Thursday, December 20, 2007

If it weren't so cloudy, I could've seen the sun rise this morning.

I woke up very early, for me, thinking about (of all things) my aphasia. Aphasia is simply the loss of the ability to speak or, in some instances, to comprehend language--your own, that is, the one you've been speaking for 22 or 47 or 75 years. It exists in varying degrees; a massive stroke, for instance, can cause complete inability to speak, whereas normal aging usually causes most of us to be unable to call up a word or two now and then.
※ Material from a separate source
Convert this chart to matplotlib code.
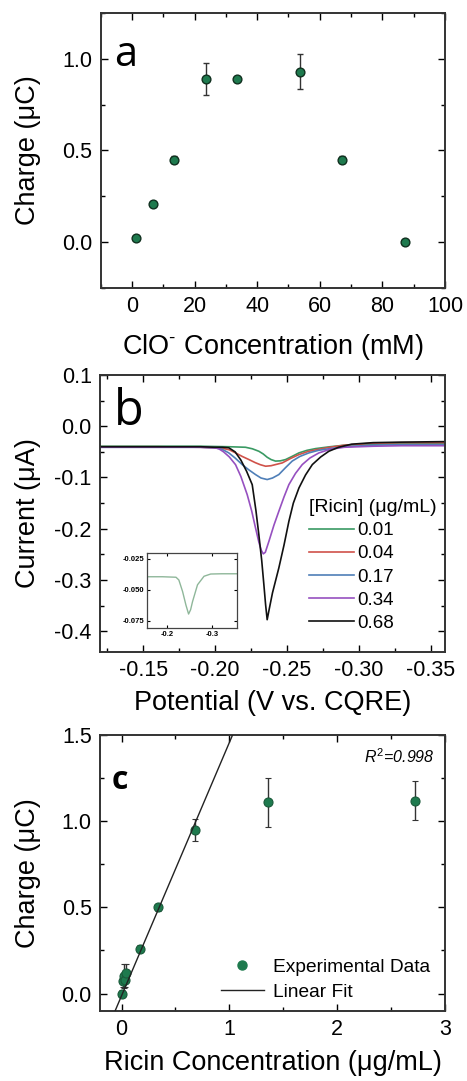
import numpy as np
import matplotlib
matplotlib.use('Agg')
import matplotlib.pyplot as plt
from matplotlib.ticker import MultipleLocator, FormatStrFormatter
from matplotlib.lines import Line2D

plt.rcParams['font.family'] = ['Liberation Sans', 'DejaVu Sans']
plt.rcParams['axes.unicode_minus'] = False
plt.rcParams['mathtext.fontset'] = 'custom'
plt.rcParams['mathtext.rm'] = 'Liberation Sans'
plt.rcParams['mathtext.it'] = 'Liberation Sans:italic'

GREEN = '#1e7a4e'

# --- panel a: charge vs hypochlorite concentration ---
clo_conc = [1.3, 6.7, 13.3, 23.5, 33.5, 53.8, 67.0, 87.3]
clo_charge = [0.02, 0.21, 0.45, 0.89, 0.89, 0.93, 0.45, 0.0]
clo_err = [0.01, 0.01, 0.02, 0.088, 0.01, 0.096, 0.02, 0.01]

# --- panel b: voltammograms ---
ricin_labels = ['0.01', '0.04', '0.17', '0.34', '0.68']
curve_colors = ['#3a9a63', '#d0524a', '#4f7fb8', '#9650c0', '#111111']

pot_001 = [-0.12, -0.16, -0.19, -0.21, -0.2212, -0.226, -0.2305, -0.2335, -0.2363, -0.239,
           -0.2421, -0.2455, -0.2491, -0.2535, -0.2584, -0.264, -0.27, -0.28, -0.29, -0.31, -0.33, -0.36]
cur_001 = [-0.039, -0.039, -0.039, -0.040, -0.041, -0.044, -0.0488, -0.054, -0.0605, -0.065,
           -0.068, -0.0675, -0.065, -0.059, -0.052, -0.047, -0.0436, -0.040, -0.037, -0.035, -0.034, -0.034]

pot_004 = [-0.12, -0.16, -0.19, -0.205, -0.210, -0.2143, -0.219, -0.2236, -0.228, -0.2315, -0.2352,
           -0.239, -0.2468, -0.2525, -0.2584, -0.265, -0.272, -0.28, -0.29, -0.31, -0.33, -0.36]
cur_004 = [-0.040, -0.040, -0.041, -0.043, -0.046, -0.052, -0.059, -0.065, -0.071, -0.075, -0.078,
           -0.077, -0.0715, -0.063, -0.0553, -0.049, -0.045, -0.041, -0.037, -0.033, -0.032, -0.032]

pot_017 = [-0.12, -0.16, -0.19, -0.200, -0.205, -0.2096, -0.214, -0.219, -0.2235, -0.2282, -0.232, -0.2363,
           -0.240, -0.2444, -0.249, -0.2537, -0.259, -0.2653, -0.272, -0.2792, -0.29, -0.31, -0.33, -0.36]
cur_017 = [-0.041, -0.041, -0.041, -0.042, -0.045, -0.052, -0.062, -0.075, -0.085, -0.0943, -0.101, -0.104,
           -0.101, -0.0943, -0.081, -0.068, -0.059, -0.052, -0.047, -0.044, -0.040, -0.037, -0.036, -0.036]

pot_034 = [-0.12, -0.16, -0.19, -0.200, -0.2027, -0.206, -0.210, -0.2143, -0.218, -0.2224, -0.2255,
           -0.2282, -0.2305, -0.2322, -0.2336, -0.235, -0.2375, -0.241, -0.2444, -0.248, -0.2514, -0.256,
           -0.2607, -0.266, -0.2723, -0.28, -0.29, -0.31, -0.33, -0.36]
cur_034 = [-0.041, -0.041, -0.041, -0.042, -0.044, -0.050, -0.060, -0.075, -0.098, -0.1334, -0.165,
           -0.1985, -0.226, -0.242, -0.249, -0.246, -0.2246, -0.193, -0.166, -0.138, -0.1139, -0.092,
           -0.0748, -0.062, -0.052, -0.045, -0.041, -0.039, -0.038, -0.038]

pot_068 = [-0.12, -0.16, -0.19, -0.200, -0.205, -0.2096, -0.214, -0.218, -0.222, -0.2259, -0.2285, -0.2305,
           -0.2325, -0.234, -0.2352, -0.2363, -0.2375, -0.240, -0.2444, -0.248, -0.2514, -0.2545, -0.2584,
           -0.263, -0.2677, -0.2735, -0.2792, -0.286, -0.295, -0.31, -0.33, -0.36]
cur_068 = [-0.040, -0.040, -0.040, -0.041, -0.041, -0.042, -0.050, -0.066, -0.088, -0.114, -0.165, -0.2115,
           -0.262, -0.309, -0.348, -0.3775, -0.360, -0.325, -0.2766, -0.232, -0.1855, -0.150, -0.1204,
           -0.095, -0.0748, -0.060, -0.0488, -0.041, -0.035, -0.032, -0.031, -0.030]

# inset curve
inset_pot = [-0.155, -0.19, -0.2197, -0.226, -0.2343, -0.2416, -0.2475, -0.252, -0.2562, -0.2672,
             -0.2816, -0.2963, -0.32, -0.355]
inset_cur = [-0.0394, -0.0394, -0.0398, -0.042, -0.0514, -0.0622, -0.0695, -0.066, -0.0595, -0.0459,
             -0.039, -0.0372, -0.037, -0.037]

# --- panel c: calibration ---
ricin_conc = [0.0, 0.01, 0.02, 0.03, 0.04, 0.17, 0.34, 0.68, 1.36, 2.72]
ricin_charge = [0.0, 0.07, 0.10, 0.08, 0.12, 0.26, 0.50, 0.95, 1.11, 1.12]
ricin_err = [0.02, 0.03, 0.07, 0.04, 0.05, 0.02, 0.02, 0.065, 0.143, 0.112]
fit_slope = 1.47
fit_intercept = -0.013


def style_axes(ax, xmaj, xmin, ymaj, ymin, size=15.5, pad=6):
    ax.xaxis.set_major_locator(MultipleLocator(xmaj))
    ax.xaxis.set_minor_locator(MultipleLocator(xmin))
    ax.yaxis.set_major_locator(MultipleLocator(ymaj))
    ax.yaxis.set_minor_locator(MultipleLocator(ymin))
    ax.tick_params(which='both', direction='in', top=True, right=True, width=1.0)
    ax.tick_params(which='major', length=5, labelsize=size, pad=pad)
    ax.tick_params(which='minor', length=3)
    for sp in ax.spines.values():
        sp.set_linewidth(1.4)
        sp.set_color('#333333')


fig = plt.figure(figsize=(4.67, 10.81), dpi=100)

# panel a
ax_a = fig.add_axes([0.2156, 0.7336, 0.7373, 0.2544])
ax_a.errorbar(clo_conc, clo_charge, yerr=clo_err, fmt='o', ms=6.3, mfc=GREEN, mec='#10301f',
              mew=1.0, ecolor='#333333', elinewidth=1.0, capsize=2.5, capthick=1.0)
ax_a.set_xlim(-10, 100)
ax_a.set_ylim(-0.25, 1.25)
style_axes(ax_a, 20, 10, 0.5, 0.25)
ax_a.yaxis.set_major_formatter(FormatStrFormatter('%.1f'))
ax_a.set_xlabel('ClO$^{\u2010}$ Concentration (mM)', fontsize=19.5, va='center')
ax_a.set_ylabel('Charge (μC)', fontsize=19.5, va='center')
ax_a.xaxis.set_label_coords(0.5, -0.213)
ax_a.yaxis.set_label_coords(-0.21, 0.5)
ax_a.text(0.04, 0.807, 'a', transform=ax_a.transAxes, fontsize=30, family='Open Sans',
          ha='left', va='baseline')

# panel b
ax_b = fig.add_axes([0.2141, 0.3971, 0.7388, 0.256])
curves = [(pot_001, cur_001), (pot_004, cur_004), (pot_017, cur_017), (pot_034, cur_034), (pot_068, cur_068)]
for (p, c), lab, col in zip(curves, ricin_labels, curve_colors):
    ax_b.plot(p, c, color=col, lw=1.2, label=lab)
ax_b.set_xlim(-0.12, -0.36)
ax_b.set_ylim(-0.44, 0.1)
style_axes(ax_b, 0.05, 0.025, 0.1, 0.05)
ax_b.xaxis.set_major_formatter(FormatStrFormatter('%.2f'))
ax_b.yaxis.set_major_formatter(FormatStrFormatter('%.1f'))
ax_b.set_xlabel('Potential (V vs. CQRE)', fontsize=19.5, va='center')
ax_b.set_ylabel('Current (μA)', fontsize=19.5, va='center')
ax_b.xaxis.set_label_coords(0.5, -0.185)
ax_b.yaxis.set_label_coords(-0.21, 0.5)
ax_b.text(0.04, 0.819, 'b', transform=ax_b.transAxes, fontsize=35, family='Open Sans',
          ha='left', va='baseline')
leg_b = ax_b.legend(title='[Ricin] (μg/mL)', loc='upper left', bbox_to_anchor=(0.58, 0.585),
                    frameon=False, fontsize=13.5, title_fontsize=14, handlelength=2.4,
                    handletextpad=0.15, labelspacing=0.32, borderpad=0, alignment='left')

# inset
ax_in = fig.add_axes([0.3141, 0.4188, 0.194, 0.0699])
ax_in.plot(inset_pot, inset_cur, color='#8fb79a', lw=1.0)
ax_in.set_xlim(-0.155, -0.355)
ax_in.set_ylim(-0.081, -0.02)
ax_in.xaxis.set_major_locator(MultipleLocator(0.1))
ax_in.yaxis.set_major_locator(MultipleLocator(0.025))
ax_in.tick_params(direction='in', top=True, right=True, length=2.5, width=0.8, labelsize=5.5, pad=2)
ax_in.xaxis.set_major_formatter(FormatStrFormatter('%.1f'))
ax_in.yaxis.set_major_formatter(FormatStrFormatter('%.3f'))
for lab in ax_in.get_xticklabels() + ax_in.get_yticklabels():
    lab.set_fontweight('bold')
for sp in ax_in.spines.values():
    sp.set_linewidth(0.9)
    sp.set_color('#444444')

# panel c
ax_c = fig.add_axes([0.2141, 0.065, 0.7388, 0.255])
ax_c.errorbar(ricin_conc, ricin_charge, yerr=ricin_err, fmt='o', ms=6.5, mfc=GREEN, mec='#1a5a3a',
              mew=0.8, ecolor='#333333', elinewidth=1.0, capsize=2.5, capthick=1.0, zorder=2)
fit_x = np.array([-0.2, 1.2])
ax_c.plot(fit_x, fit_slope * fit_x + fit_intercept, color='#222222', lw=1.0, zorder=3)
ax_c.set_xlim(-0.2, 3)
ax_c.set_ylim(-0.1, 1.5)
style_axes(ax_c, 1, 0.5, 0.5, 0.25)
ax_c.yaxis.set_major_formatter(FormatStrFormatter('%.1f'))
ax_c.set_xlabel('Ricin Concentration (μg/mL)', fontsize=19.5, va='center')
ax_c.set_ylabel('Charge (μC)', fontsize=19.5, va='center')
ax_c.xaxis.set_label_coords(0.5, -0.19)
ax_c.yaxis.set_label_coords(-0.21, 0.5)
ax_c.text(0.035, 0.804, 'c', transform=ax_c.transAxes, fontsize=23, family='Open Sans',
          fontweight='bold', ha='left', va='baseline')
ax_c.text(0.971, 0.898, '$\\mathit{R}^{2}$=0.998', transform=ax_c.transAxes, fontsize=11.5,
          style='italic', ha='right', va='baseline')
handles = [Line2D([], [], ls='none', marker='o', ms=6.5, mfc=GREEN, mec=GREEN),
           Line2D([], [], color='#222222', lw=1.0)]
ax_c.legend(handles, ['Experimental Data', 'Linear Fit'], loc='lower right',
            bbox_to_anchor=(0.985, 0.0), frameon=False, fontsize=13.8, handlelength=2.2,
            handletextpad=0.5, labelspacing=0.4, borderpad=0)

fig.savefig('out.png', dpi=100)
My aphasia is caused partly by aging and menopause, but primarily by that phenomenon that used to be thought one of women's imaginary troubles, like PMS: chemo-brain. During my Adriamycin/Cytoxan followed by Taxol treatment for my primary breast tumor, in April and May of 2004, I could barely get a sentence out. I'd lose words like "car", having to say, you know, that thing you drive. (Nouns are the first to go.) I did improve after treatment ended, but I never fully recovered, and I'm noticing it worsening again on my Navelbine treatment.

"Gee! You don't sound aphasic!", you might be thinking. That's one of the things I love about writing. If I forget a word, I can use an online thesaurus, dictionary, or encyclopedia to track it down (and I absolutely did in the composing of this very post). In a conversation, I just stand there frustrated and embarrassed.

I've been fortunate to have very little of the most difficult symptoms of cancer and side effects of treatment, such as nausea and pain (though I do have significant fatigue). But I realized the other day that, having been a person who made her living advocating for others--speaking for them in various situations, such as providing testimony regarding bills that affect people with disabilities--losing my facility with words, my ability to articulate exactly what I mean--has been absolutely the hardest thing for me to handle about my "new normal", as we call it on my list for persons with breast cancer metastases.

It's a small thing, but it's part of me, and I mourn it.